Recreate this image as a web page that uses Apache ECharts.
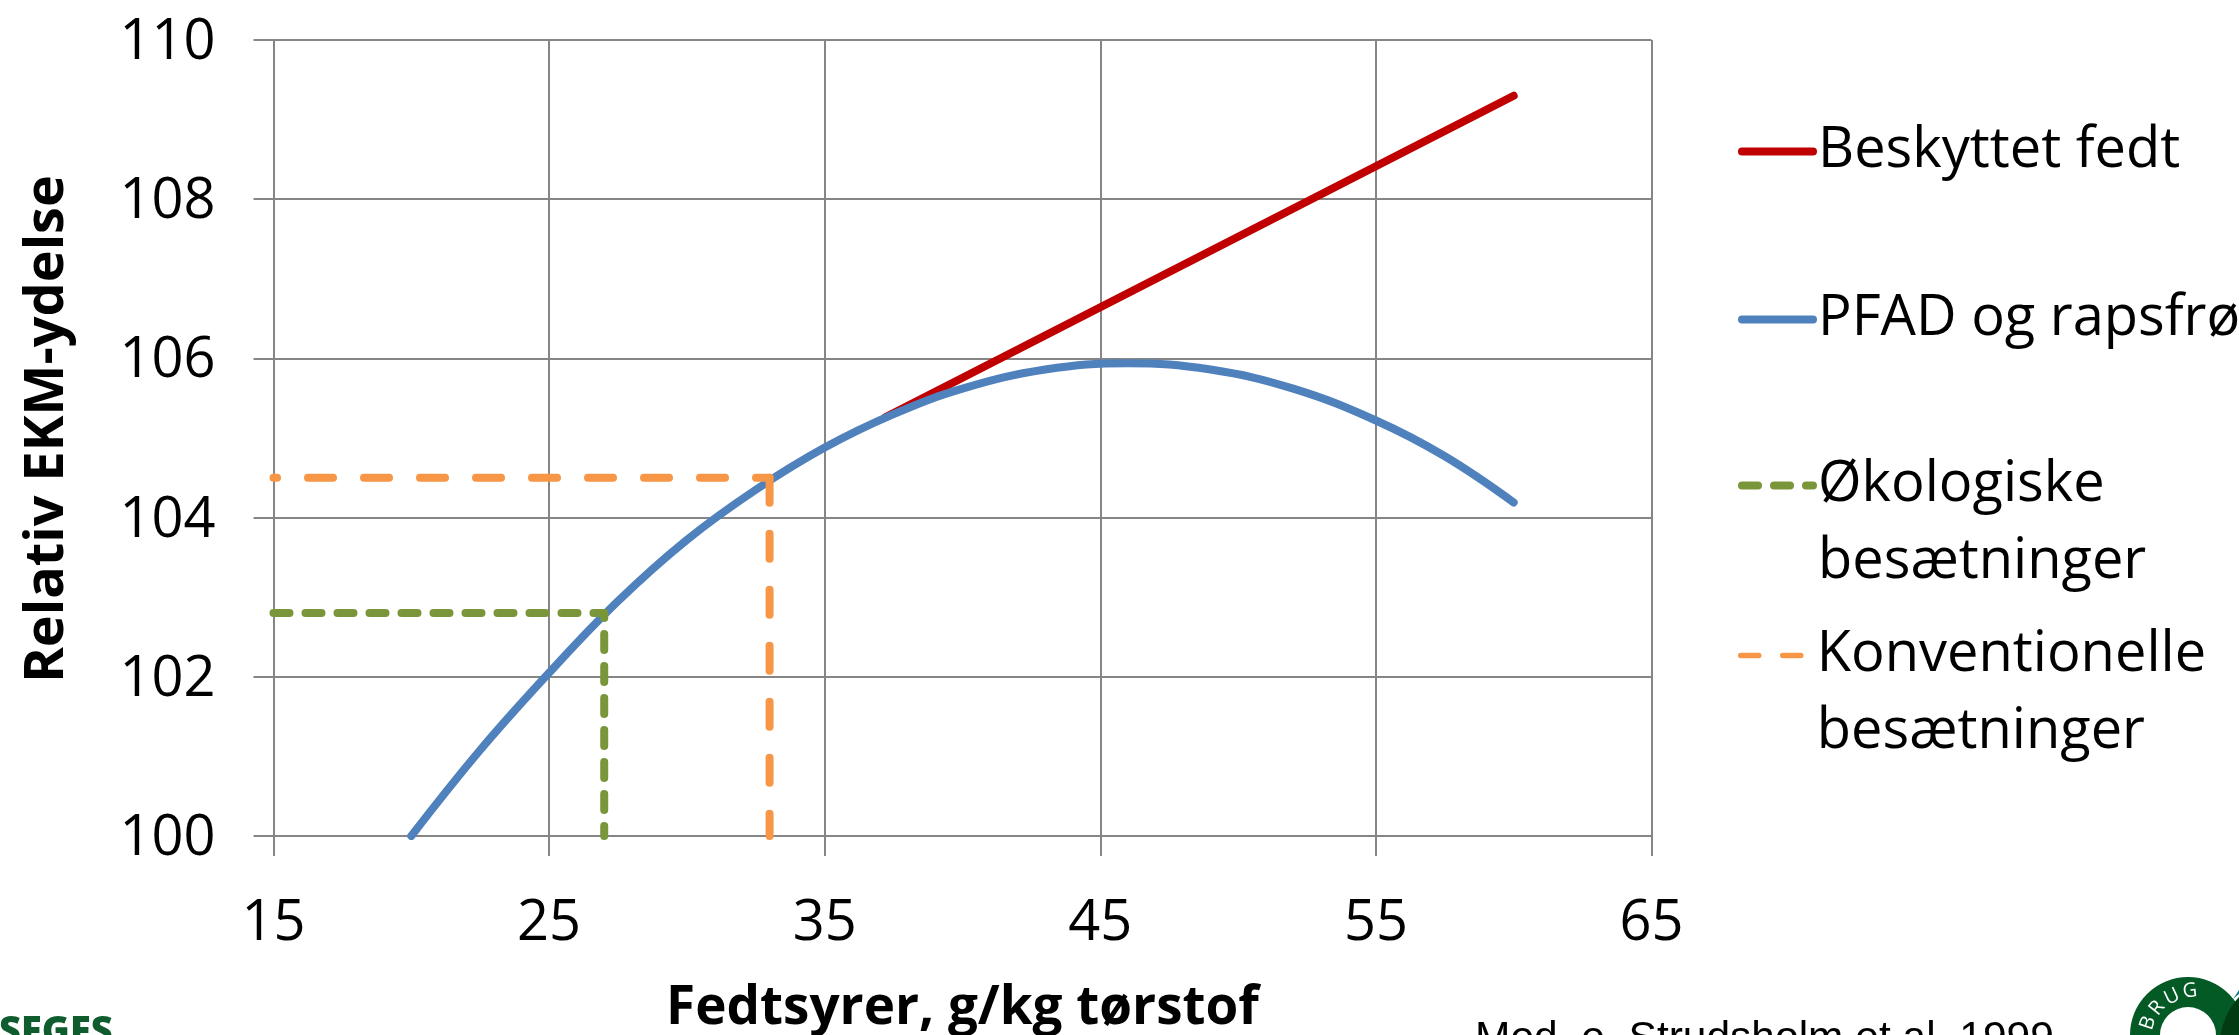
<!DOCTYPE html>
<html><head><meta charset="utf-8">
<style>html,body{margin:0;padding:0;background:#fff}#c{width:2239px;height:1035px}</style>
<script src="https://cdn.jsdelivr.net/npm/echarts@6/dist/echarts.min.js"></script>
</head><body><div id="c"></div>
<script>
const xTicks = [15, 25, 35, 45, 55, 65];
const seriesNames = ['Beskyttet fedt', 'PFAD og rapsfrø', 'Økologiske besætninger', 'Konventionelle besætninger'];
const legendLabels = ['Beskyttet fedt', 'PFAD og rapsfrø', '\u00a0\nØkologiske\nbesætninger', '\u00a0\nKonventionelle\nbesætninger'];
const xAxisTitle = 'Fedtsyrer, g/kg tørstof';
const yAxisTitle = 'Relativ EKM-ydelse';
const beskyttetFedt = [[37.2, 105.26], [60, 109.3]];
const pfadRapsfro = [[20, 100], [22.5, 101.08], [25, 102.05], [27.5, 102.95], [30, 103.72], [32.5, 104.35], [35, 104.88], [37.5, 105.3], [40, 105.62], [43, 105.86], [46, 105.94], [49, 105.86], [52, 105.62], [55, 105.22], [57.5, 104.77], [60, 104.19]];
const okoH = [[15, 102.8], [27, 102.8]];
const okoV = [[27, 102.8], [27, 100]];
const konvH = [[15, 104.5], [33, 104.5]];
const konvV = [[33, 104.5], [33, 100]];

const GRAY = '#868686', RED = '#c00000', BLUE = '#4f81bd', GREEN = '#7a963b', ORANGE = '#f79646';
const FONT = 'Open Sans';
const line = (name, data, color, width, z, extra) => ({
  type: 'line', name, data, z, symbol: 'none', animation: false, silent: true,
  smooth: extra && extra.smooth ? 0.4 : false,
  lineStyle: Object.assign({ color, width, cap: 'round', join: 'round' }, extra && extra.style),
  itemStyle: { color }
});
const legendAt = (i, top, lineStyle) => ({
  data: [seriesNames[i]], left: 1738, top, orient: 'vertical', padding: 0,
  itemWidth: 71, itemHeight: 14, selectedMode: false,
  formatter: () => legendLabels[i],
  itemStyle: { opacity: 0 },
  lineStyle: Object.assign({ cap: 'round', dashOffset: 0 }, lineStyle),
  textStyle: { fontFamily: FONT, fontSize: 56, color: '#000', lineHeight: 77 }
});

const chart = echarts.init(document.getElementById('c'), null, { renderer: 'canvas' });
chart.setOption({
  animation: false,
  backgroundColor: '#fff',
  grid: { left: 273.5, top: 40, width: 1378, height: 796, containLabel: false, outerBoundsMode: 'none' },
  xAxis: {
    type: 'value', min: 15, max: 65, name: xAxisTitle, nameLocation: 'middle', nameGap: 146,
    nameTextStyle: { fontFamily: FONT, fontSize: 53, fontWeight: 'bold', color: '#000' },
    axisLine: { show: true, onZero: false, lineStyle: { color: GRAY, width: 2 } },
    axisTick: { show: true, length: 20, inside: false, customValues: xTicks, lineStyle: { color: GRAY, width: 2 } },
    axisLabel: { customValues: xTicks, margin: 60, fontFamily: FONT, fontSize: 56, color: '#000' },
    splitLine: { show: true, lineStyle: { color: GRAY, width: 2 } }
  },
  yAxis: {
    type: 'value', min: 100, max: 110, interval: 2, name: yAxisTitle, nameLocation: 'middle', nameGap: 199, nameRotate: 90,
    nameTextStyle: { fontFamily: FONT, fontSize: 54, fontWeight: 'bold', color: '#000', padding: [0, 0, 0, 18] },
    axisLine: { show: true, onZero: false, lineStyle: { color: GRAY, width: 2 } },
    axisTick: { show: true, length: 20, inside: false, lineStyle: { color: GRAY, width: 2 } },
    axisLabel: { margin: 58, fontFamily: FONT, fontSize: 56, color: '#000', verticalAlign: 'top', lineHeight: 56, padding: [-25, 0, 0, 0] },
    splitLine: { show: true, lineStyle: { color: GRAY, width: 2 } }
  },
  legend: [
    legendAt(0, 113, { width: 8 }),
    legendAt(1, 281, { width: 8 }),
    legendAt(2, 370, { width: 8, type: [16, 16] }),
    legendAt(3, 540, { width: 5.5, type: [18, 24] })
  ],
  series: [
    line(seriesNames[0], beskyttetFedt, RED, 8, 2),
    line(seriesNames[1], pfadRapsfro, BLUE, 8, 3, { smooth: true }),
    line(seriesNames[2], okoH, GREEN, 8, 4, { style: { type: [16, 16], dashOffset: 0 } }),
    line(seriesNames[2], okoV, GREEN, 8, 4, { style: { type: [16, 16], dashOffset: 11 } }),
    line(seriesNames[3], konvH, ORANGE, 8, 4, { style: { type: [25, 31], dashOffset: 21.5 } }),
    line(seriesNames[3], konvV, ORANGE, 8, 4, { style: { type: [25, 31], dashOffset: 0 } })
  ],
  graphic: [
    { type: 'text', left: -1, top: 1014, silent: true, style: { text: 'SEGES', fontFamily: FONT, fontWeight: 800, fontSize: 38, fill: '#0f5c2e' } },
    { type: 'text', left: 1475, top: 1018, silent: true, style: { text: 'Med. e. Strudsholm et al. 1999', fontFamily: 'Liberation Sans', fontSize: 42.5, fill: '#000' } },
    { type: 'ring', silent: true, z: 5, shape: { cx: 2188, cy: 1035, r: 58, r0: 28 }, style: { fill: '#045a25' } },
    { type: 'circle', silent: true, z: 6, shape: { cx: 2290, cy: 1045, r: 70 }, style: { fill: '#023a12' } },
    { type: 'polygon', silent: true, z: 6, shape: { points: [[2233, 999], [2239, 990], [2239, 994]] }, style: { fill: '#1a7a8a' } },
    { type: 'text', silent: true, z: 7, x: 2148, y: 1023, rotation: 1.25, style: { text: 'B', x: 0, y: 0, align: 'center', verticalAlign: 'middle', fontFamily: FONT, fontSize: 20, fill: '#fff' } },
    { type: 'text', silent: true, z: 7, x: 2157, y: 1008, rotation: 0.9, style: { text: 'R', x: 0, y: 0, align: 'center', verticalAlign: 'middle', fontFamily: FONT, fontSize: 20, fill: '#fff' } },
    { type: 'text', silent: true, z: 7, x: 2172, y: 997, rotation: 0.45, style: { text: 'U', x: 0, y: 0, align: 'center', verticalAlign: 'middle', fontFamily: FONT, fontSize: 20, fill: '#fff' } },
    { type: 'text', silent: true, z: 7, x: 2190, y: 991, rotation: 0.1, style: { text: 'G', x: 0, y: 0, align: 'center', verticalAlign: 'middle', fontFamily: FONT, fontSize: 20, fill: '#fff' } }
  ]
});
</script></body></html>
======
# The exercise
Reproduce the full listing above verbatim, with no pictures included.

# Full output
Recreate this image as a web page that uses Apache ECharts.
<!DOCTYPE html>
<html><head><meta charset="utf-8">
<style>html,body{margin:0;padding:0;background:#fff}#c{width:2239px;height:1035px}</style>
<script src="https://cdn.jsdelivr.net/npm/echarts@6/dist/echarts.min.js"></script>
</head><body><div id="c"></div>
<script>
const xTicks = [15, 25, 35, 45, 55, 65];
const seriesNames = ['Beskyttet fedt', 'PFAD og rapsfrø', 'Økologiske besætninger', 'Konventionelle besætninger'];
const legendLabels = ['Beskyttet fedt', 'PFAD og rapsfrø', '\u00a0\nØkologiske\nbesætninger', '\u00a0\nKonventionelle\nbesætninger'];
const xAxisTitle = 'Fedtsyrer, g/kg tørstof';
const yAxisTitle = 'Relativ EKM-ydelse';
const beskyttetFedt = [[37.2, 105.26], [60, 109.3]];
const pfadRapsfro = [[20, 100], [22.5, 101.08], [25, 102.05], [27.5, 102.95], [30, 103.72], [32.5, 104.35], [35, 104.88], [37.5, 105.3], [40, 105.62], [43, 105.86], [46, 105.94], [49, 105.86], [52, 105.62], [55, 105.22], [57.5, 104.77], [60, 104.19]];
const okoH = [[15, 102.8], [27, 102.8]];
const okoV = [[27, 102.8], [27, 100]];
const konvH = [[15, 104.5], [33, 104.5]];
const konvV = [[33, 104.5], [33, 100]];

const GRAY = '#868686', RED = '#c00000', BLUE = '#4f81bd', GREEN = '#7a963b', ORANGE = '#f79646';
const FONT = 'Open Sans';
const line = (name, data, color, width, z, extra) => ({
  type: 'line', name, data, z, symbol: 'none', animation: false, silent: true,
  smooth: extra && extra.smooth ? 0.4 : false,
  lineStyle: Object.assign({ color, width, cap: 'round', join: 'round' }, extra && extra.style),
  itemStyle: { color }
});
const legendAt = (i, top, lineStyle) => ({
  data: [seriesNames[i]], left: 1738, top, orient: 'vertical', padding: 0,
  itemWidth: 71, itemHeight: 14, selectedMode: false,
  formatter: () => legendLabels[i],
  itemStyle: { opacity: 0 },
  lineStyle: Object.assign({ cap: 'round', dashOffset: 0 }, lineStyle),
  textStyle: { fontFamily: FONT, fontSize: 56, color: '#000', lineHeight: 77 }
});

const chart = echarts.init(document.getElementById('c'), null, { renderer: 'canvas' });
chart.setOption({
  animation: false,
  backgroundColor: '#fff',
  grid: { left: 273.5, top: 40, width: 1378, height: 796, containLabel: false, outerBoundsMode: 'none' },
  xAxis: {
    type: 'value', min: 15, max: 65, name: xAxisTitle, nameLocation: 'middle', nameGap: 146,
    nameTextStyle: { fontFamily: FONT, fontSize: 53, fontWeight: 'bold', color: '#000' },
    axisLine: { show: true, onZero: false, lineStyle: { color: GRAY, width: 2 } },
    axisTick: { show: true, length: 20, inside: false, customValues: xTicks, lineStyle: { color: GRAY, width: 2 } },
    axisLabel: { customValues: xTicks, margin: 60, fontFamily: FONT, fontSize: 56, color: '#000' },
    splitLine: { show: true, lineStyle: { color: GRAY, width: 2 } }
  },
  yAxis: {
    type: 'value', min: 100, max: 110, interval: 2, name: yAxisTitle, nameLocation: 'middle', nameGap: 199, nameRotate: 90,
    nameTextStyle: { fontFamily: FONT, fontSize: 54, fontWeight: 'bold', color: '#000', padding: [0, 0, 0, 18] },
    axisLine: { show: true, onZero: false, lineStyle: { color: GRAY, width: 2 } },
    axisTick: { show: true, length: 20, inside: false, lineStyle: { color: GRAY, width: 2 } },
    axisLabel: { margin: 58, fontFamily: FONT, fontSize: 56, color: '#000', verticalAlign: 'top', lineHeight: 56, padding: [-25, 0, 0, 0] },
    splitLine: { show: true, lineStyle: { color: GRAY, width: 2 } }
  },
  legend: [
    legendAt(0, 113, { width: 8 }),
    legendAt(1, 281, { width: 8 }),
    legendAt(2, 370, { width: 8, type: [16, 16] }),
    legendAt(3, 540, { width: 5.5, type: [18, 24] })
  ],
  series: [
    line(seriesNames[0], beskyttetFedt, RED, 8, 2),
    line(seriesNames[1], pfadRapsfro, BLUE, 8, 3, { smooth: true }),
    line(seriesNames[2], okoH, GREEN, 8, 4, { style: { type: [16, 16], dashOffset: 0 } }),
    line(seriesNames[2], okoV, GREEN, 8, 4, { style: { type: [16, 16], dashOffset: 11 } }),
    line(seriesNames[3], konvH, ORANGE, 8, 4, { style: { type: [25, 31], dashOffset: 21.5 } }),
    line(seriesNames[3], konvV, ORANGE, 8, 4, { style: { type: [25, 31], dashOffset: 0 } })
  ],
  graphic: [
    { type: 'text', left: -1, top: 1014, silent: true, style: { text: 'SEGES', fontFamily: FONT, fontWeight: 800, fontSize: 38, fill: '#0f5c2e' } },
    { type: 'text', left: 1475, top: 1018, silent: true, style: { text: 'Med. e. Strudsholm et al. 1999', fontFamily: 'Liberation Sans', fontSize: 42.5, fill: '#000' } },
    { type: 'ring', silent: true, z: 5, shape: { cx: 2188, cy: 1035, r: 58, r0: 28 }, style: { fill: '#045a25' } },
    { type: 'circle', silent: true, z: 6, shape: { cx: 2290, cy: 1045, r: 70 }, style: { fill: '#023a12' } },
    { type: 'polygon', silent: true, z: 6, shape: { points: [[2233, 999], [2239, 990], [2239, 994]] }, style: { fill: '#1a7a8a' } },
    { type: 'text', silent: true, z: 7, x: 2148, y: 1023, rotation: 1.25, style: { text: 'B', x: 0, y: 0, align: 'center', verticalAlign: 'middle', fontFamily: FONT, fontSize: 20, fill: '#fff' } },
    { type: 'text', silent: true, z: 7, x: 2157, y: 1008, rotation: 0.9, style: { text: 'R', x: 0, y: 0, align: 'center', verticalAlign: 'middle', fontFamily: FONT, fontSize: 20, fill: '#fff' } },
    { type: 'text', silent: true, z: 7, x: 2172, y: 997, rotation: 0.45, style: { text: 'U', x: 0, y: 0, align: 'center', verticalAlign: 'middle', fontFamily: FONT, fontSize: 20, fill: '#fff' } },
    { type: 'text', silent: true, z: 7, x: 2190, y: 991, rotation: 0.1, style: { text: 'G', x: 0, y: 0, align: 'center', verticalAlign: 'middle', fontFamily: FONT, fontSize: 20, fill: '#fff' } }
  ]
});
</script></body></html>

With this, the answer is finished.